The lines from the beginning of the records below through the one holding "const xTicks = [10, 15, 20, 25, 30, 35, 40, 45];" are to be copied exactly; leave the pictures out.
--- begin ---
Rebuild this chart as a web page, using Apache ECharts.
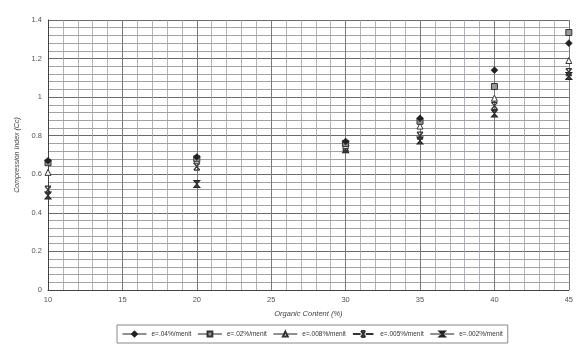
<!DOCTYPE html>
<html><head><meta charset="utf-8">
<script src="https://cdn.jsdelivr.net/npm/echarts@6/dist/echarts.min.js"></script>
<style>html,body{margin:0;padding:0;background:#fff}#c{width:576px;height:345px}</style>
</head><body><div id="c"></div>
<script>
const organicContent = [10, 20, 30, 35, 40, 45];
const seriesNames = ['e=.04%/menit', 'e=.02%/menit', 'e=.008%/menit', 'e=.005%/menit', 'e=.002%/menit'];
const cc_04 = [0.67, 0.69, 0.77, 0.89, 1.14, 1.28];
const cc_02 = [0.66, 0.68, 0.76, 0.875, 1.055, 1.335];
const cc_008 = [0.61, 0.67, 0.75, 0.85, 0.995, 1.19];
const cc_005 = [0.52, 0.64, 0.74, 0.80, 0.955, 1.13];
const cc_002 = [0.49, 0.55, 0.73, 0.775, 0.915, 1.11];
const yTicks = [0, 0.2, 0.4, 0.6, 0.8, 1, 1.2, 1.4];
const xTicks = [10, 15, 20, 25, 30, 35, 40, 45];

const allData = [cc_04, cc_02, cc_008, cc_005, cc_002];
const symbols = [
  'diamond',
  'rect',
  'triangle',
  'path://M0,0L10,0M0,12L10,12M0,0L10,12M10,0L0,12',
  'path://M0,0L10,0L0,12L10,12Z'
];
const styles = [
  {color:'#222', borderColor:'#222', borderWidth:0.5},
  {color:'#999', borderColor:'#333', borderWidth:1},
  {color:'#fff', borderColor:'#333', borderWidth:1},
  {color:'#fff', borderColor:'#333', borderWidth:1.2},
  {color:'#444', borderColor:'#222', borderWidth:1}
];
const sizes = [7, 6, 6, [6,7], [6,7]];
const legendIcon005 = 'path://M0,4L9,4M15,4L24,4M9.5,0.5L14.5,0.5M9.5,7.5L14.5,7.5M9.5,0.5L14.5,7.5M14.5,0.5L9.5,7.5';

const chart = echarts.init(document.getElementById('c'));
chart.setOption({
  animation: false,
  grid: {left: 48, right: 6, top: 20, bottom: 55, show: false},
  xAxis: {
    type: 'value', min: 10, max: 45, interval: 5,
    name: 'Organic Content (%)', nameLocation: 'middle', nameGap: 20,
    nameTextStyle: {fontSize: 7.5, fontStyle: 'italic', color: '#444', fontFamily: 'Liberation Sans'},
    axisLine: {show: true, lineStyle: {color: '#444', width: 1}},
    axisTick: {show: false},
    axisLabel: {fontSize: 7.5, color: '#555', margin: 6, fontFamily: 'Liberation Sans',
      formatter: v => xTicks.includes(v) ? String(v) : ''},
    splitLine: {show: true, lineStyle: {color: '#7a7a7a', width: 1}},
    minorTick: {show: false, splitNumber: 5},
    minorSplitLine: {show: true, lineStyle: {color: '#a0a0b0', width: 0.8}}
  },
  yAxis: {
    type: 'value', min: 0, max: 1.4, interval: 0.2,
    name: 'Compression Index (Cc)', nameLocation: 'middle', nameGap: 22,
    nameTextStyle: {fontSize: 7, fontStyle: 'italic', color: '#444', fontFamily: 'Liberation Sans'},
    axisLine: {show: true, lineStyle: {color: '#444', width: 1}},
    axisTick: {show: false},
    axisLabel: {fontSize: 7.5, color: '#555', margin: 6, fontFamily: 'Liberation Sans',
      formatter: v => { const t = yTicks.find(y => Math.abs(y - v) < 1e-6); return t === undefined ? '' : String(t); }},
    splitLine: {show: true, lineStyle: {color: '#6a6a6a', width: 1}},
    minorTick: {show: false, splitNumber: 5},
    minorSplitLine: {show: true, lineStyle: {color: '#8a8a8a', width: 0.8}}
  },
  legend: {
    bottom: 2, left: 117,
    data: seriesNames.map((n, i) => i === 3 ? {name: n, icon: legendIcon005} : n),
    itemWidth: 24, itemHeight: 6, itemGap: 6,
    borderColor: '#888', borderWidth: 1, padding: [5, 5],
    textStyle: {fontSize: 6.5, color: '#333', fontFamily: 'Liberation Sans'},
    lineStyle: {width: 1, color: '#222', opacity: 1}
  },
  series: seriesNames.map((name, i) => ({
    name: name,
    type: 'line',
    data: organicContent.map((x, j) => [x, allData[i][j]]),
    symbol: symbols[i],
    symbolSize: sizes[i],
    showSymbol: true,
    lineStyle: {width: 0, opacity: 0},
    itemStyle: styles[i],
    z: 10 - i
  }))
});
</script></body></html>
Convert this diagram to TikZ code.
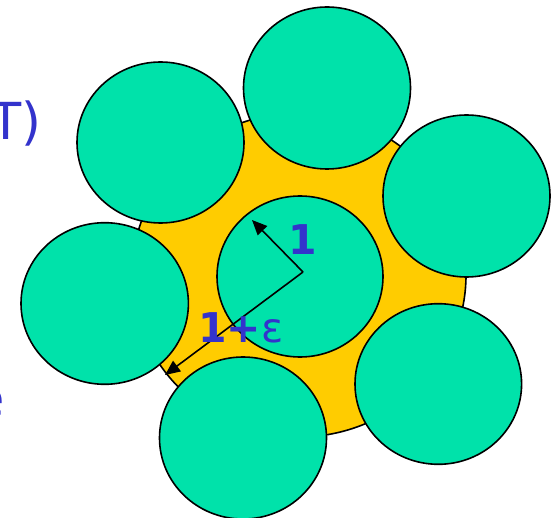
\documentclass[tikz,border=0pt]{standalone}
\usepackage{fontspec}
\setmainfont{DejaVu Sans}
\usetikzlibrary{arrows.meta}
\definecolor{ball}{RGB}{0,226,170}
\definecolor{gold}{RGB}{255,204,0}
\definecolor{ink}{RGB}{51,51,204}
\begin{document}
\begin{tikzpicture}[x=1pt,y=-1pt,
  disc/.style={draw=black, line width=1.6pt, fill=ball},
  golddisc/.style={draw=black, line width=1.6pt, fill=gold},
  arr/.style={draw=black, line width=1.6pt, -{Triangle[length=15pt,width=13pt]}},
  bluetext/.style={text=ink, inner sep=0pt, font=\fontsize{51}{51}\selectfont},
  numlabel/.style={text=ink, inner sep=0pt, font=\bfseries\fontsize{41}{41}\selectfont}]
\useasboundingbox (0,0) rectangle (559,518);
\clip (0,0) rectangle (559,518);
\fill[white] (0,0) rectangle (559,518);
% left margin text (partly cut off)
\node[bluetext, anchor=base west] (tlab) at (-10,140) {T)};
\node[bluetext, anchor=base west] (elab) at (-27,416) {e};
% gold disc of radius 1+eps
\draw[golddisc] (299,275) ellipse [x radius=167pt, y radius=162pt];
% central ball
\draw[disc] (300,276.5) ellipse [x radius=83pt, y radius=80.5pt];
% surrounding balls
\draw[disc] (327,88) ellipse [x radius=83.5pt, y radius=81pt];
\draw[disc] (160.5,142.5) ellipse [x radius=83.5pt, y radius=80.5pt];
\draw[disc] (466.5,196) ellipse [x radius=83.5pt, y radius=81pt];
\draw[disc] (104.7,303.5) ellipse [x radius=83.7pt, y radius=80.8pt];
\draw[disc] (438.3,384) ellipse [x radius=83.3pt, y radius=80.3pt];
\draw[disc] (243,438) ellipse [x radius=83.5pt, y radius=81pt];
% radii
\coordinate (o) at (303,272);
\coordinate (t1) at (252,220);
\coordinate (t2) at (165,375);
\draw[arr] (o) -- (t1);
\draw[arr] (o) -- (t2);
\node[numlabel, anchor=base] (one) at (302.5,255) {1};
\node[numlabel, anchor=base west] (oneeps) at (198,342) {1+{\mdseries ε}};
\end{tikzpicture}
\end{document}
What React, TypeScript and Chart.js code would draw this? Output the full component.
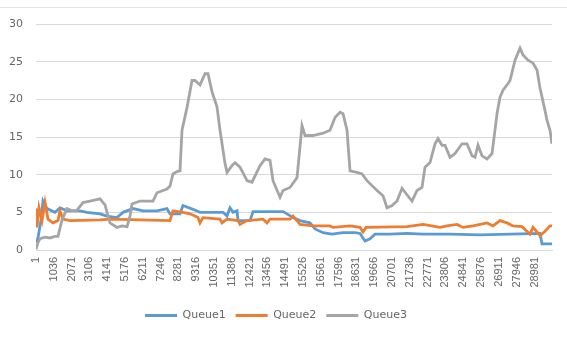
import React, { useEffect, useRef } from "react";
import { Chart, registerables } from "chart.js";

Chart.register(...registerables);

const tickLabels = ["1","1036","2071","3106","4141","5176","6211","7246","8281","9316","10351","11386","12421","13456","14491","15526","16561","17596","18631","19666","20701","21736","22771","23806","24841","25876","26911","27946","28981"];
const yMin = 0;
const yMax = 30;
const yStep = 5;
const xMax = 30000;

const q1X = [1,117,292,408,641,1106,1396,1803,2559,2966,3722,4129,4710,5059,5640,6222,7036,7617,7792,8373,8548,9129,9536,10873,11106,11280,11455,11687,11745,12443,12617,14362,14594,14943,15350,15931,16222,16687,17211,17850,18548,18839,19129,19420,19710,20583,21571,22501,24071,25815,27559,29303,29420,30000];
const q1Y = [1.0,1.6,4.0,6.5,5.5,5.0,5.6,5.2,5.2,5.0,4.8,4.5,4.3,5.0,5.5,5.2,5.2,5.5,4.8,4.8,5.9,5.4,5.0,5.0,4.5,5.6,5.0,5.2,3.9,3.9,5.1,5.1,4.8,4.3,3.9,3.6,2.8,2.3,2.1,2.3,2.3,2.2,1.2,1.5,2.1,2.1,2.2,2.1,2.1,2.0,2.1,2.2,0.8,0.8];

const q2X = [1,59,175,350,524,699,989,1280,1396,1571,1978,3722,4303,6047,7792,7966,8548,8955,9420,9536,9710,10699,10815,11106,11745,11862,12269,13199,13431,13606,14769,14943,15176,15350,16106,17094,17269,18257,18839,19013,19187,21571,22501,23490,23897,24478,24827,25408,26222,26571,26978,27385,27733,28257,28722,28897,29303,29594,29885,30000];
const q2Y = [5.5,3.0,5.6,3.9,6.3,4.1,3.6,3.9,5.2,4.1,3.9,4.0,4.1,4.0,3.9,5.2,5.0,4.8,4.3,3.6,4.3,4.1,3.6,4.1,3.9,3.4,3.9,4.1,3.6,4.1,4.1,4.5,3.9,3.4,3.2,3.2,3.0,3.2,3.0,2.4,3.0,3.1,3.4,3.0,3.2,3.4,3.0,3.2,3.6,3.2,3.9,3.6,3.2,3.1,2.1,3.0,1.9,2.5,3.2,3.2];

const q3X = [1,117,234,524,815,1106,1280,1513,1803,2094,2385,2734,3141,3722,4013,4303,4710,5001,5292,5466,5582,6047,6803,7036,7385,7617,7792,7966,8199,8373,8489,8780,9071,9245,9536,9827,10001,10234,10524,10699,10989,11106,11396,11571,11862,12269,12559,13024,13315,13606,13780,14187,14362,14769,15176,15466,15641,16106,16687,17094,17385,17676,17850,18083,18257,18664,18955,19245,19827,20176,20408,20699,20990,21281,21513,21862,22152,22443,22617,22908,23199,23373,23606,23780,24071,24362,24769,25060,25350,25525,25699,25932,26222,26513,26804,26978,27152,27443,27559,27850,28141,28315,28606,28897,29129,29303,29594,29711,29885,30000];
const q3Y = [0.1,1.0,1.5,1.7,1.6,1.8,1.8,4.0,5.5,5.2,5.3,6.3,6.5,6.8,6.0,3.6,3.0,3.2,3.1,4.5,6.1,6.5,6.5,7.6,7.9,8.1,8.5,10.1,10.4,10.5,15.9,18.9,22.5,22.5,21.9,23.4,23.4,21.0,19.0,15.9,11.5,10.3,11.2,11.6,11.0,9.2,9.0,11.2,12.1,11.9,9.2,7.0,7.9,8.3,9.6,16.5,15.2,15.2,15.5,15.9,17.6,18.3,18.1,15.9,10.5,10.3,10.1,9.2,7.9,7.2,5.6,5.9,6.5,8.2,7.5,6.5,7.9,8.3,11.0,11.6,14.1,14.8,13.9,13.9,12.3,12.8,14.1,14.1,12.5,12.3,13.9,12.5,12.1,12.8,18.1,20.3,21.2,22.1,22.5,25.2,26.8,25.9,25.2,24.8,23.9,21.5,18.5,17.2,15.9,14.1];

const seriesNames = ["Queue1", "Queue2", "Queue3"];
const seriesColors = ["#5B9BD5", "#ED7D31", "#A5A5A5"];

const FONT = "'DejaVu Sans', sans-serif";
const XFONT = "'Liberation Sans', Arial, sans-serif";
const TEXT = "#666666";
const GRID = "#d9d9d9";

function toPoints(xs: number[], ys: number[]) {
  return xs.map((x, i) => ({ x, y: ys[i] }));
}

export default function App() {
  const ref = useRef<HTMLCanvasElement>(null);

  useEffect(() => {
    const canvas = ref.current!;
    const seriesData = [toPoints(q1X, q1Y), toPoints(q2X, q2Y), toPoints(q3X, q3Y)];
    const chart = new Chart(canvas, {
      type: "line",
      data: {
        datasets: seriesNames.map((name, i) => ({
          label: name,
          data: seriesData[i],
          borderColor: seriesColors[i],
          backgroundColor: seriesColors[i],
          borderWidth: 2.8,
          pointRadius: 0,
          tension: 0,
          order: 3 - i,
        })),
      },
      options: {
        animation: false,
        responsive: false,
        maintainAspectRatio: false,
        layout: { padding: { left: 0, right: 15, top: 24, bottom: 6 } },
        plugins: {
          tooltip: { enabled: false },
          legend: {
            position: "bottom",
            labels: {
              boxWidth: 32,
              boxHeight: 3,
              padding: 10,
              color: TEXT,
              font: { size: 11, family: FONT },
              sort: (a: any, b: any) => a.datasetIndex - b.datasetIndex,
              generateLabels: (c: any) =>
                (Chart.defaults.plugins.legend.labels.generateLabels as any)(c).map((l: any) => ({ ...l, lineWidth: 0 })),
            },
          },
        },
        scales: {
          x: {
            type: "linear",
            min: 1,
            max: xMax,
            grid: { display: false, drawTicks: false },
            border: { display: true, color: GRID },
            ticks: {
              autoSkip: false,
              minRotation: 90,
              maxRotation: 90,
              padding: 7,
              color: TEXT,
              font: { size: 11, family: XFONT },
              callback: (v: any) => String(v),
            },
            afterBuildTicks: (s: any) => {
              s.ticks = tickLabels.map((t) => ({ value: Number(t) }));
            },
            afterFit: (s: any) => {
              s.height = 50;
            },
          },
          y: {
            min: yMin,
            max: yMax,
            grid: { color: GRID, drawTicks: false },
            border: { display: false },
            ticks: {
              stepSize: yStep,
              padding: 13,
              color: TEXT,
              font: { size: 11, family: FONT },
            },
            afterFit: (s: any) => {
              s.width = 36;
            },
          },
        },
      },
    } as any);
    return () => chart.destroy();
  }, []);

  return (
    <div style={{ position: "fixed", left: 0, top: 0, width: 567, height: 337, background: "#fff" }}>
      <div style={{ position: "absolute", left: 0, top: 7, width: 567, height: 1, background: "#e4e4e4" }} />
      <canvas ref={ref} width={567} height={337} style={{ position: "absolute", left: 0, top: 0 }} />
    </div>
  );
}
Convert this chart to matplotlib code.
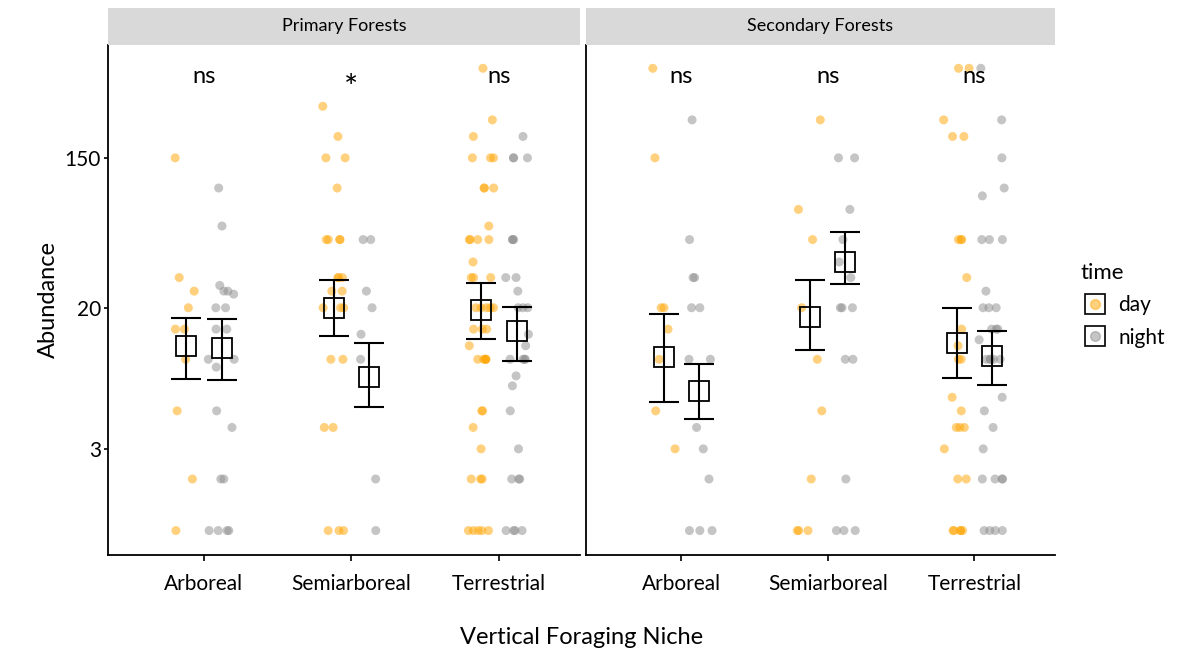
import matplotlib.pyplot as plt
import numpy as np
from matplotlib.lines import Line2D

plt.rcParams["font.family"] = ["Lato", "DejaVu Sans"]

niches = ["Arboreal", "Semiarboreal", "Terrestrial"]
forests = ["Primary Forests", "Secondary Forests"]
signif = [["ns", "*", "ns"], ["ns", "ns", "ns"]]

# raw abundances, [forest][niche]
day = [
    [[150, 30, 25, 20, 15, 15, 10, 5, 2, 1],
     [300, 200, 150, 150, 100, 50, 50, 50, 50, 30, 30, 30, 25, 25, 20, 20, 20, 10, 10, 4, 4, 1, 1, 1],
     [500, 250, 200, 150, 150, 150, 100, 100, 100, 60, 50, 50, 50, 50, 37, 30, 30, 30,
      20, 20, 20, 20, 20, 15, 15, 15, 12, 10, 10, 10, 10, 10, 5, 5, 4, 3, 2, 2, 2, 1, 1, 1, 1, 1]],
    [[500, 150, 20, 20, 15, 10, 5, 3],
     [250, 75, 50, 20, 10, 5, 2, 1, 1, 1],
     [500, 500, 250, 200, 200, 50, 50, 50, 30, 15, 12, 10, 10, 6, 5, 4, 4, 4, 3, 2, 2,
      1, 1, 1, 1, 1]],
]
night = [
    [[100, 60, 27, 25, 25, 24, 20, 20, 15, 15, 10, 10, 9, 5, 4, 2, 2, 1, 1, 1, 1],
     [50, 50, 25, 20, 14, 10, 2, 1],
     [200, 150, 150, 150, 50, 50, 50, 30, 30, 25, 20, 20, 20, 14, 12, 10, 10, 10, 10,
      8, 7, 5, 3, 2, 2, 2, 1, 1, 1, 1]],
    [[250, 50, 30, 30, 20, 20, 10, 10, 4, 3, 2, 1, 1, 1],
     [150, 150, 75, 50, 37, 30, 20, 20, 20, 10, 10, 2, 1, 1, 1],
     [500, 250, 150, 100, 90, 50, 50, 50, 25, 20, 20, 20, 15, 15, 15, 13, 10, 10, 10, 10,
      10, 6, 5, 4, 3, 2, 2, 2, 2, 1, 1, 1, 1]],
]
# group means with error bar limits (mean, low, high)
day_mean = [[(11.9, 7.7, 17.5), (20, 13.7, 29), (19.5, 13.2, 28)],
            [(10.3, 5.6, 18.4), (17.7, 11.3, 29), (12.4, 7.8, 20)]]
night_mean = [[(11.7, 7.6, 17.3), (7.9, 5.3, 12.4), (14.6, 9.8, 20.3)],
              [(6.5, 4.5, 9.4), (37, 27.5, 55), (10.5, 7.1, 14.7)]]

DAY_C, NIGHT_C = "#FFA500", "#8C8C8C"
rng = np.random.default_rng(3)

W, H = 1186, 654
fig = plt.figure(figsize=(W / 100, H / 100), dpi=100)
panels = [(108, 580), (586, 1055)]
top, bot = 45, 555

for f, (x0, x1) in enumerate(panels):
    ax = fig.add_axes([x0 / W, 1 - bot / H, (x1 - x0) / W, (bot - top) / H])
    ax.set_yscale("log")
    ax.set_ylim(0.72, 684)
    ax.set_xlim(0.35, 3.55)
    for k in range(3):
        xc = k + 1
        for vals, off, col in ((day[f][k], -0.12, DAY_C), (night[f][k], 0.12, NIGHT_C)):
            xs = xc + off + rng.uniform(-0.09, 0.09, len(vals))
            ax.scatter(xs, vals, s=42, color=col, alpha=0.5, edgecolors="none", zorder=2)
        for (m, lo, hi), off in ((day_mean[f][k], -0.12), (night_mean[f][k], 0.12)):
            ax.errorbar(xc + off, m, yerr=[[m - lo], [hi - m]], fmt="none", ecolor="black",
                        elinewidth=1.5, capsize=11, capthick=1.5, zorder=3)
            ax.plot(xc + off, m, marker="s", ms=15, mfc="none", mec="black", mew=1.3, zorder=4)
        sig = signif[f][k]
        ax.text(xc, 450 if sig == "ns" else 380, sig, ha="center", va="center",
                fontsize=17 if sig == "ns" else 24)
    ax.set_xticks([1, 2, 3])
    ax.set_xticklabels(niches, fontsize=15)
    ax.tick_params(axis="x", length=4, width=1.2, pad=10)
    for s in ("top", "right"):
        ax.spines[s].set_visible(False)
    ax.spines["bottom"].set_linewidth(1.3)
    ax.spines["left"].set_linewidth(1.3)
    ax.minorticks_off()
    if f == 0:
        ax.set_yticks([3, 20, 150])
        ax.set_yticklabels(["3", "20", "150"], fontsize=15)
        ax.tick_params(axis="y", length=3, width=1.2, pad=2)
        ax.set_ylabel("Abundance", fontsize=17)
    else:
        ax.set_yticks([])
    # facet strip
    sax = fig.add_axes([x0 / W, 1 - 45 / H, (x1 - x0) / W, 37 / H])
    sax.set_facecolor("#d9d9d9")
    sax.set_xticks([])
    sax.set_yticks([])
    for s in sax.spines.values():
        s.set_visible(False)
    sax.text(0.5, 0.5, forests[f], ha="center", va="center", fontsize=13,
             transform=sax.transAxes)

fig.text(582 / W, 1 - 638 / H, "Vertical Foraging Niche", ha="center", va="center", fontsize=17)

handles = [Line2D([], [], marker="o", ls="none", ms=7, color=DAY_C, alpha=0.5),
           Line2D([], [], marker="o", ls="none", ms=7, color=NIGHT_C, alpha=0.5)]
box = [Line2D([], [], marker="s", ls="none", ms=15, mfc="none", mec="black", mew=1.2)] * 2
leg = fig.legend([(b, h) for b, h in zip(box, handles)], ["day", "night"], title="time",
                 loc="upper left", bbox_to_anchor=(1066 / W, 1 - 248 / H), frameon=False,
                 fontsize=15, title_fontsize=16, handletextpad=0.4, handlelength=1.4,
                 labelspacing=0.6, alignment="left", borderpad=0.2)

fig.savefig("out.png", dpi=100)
--- end ---
_WRITTEN SOLUTION_
Rebuild this chart as a web page, using Apache ECharts.
<!DOCTYPE html>
<html><head><meta charset="utf-8">
<script src="https://cdn.jsdelivr.net/npm/echarts@6/dist/echarts.min.js"></script>
<style>html,body{margin:0;padding:0;background:#fff}#c{width:576px;height:345px}</style>
</head><body><div id="c"></div>
<script>
const organicContent = [10, 20, 30, 35, 40, 45];
const seriesNames = ['e=.04%/menit', 'e=.02%/menit', 'e=.008%/menit', 'e=.005%/menit', 'e=.002%/menit'];
const cc_04 = [0.67, 0.69, 0.77, 0.89, 1.14, 1.28];
const cc_02 = [0.66, 0.68, 0.76, 0.875, 1.055, 1.335];
const cc_008 = [0.61, 0.67, 0.75, 0.85, 0.995, 1.19];
const cc_005 = [0.52, 0.64, 0.74, 0.80, 0.955, 1.13];
const cc_002 = [0.49, 0.55, 0.73, 0.775, 0.915, 1.11];
const yTicks = [0, 0.2, 0.4, 0.6, 0.8, 1, 1.2, 1.4];
const xTicks = [10, 15, 20, 25, 30, 35, 40, 45];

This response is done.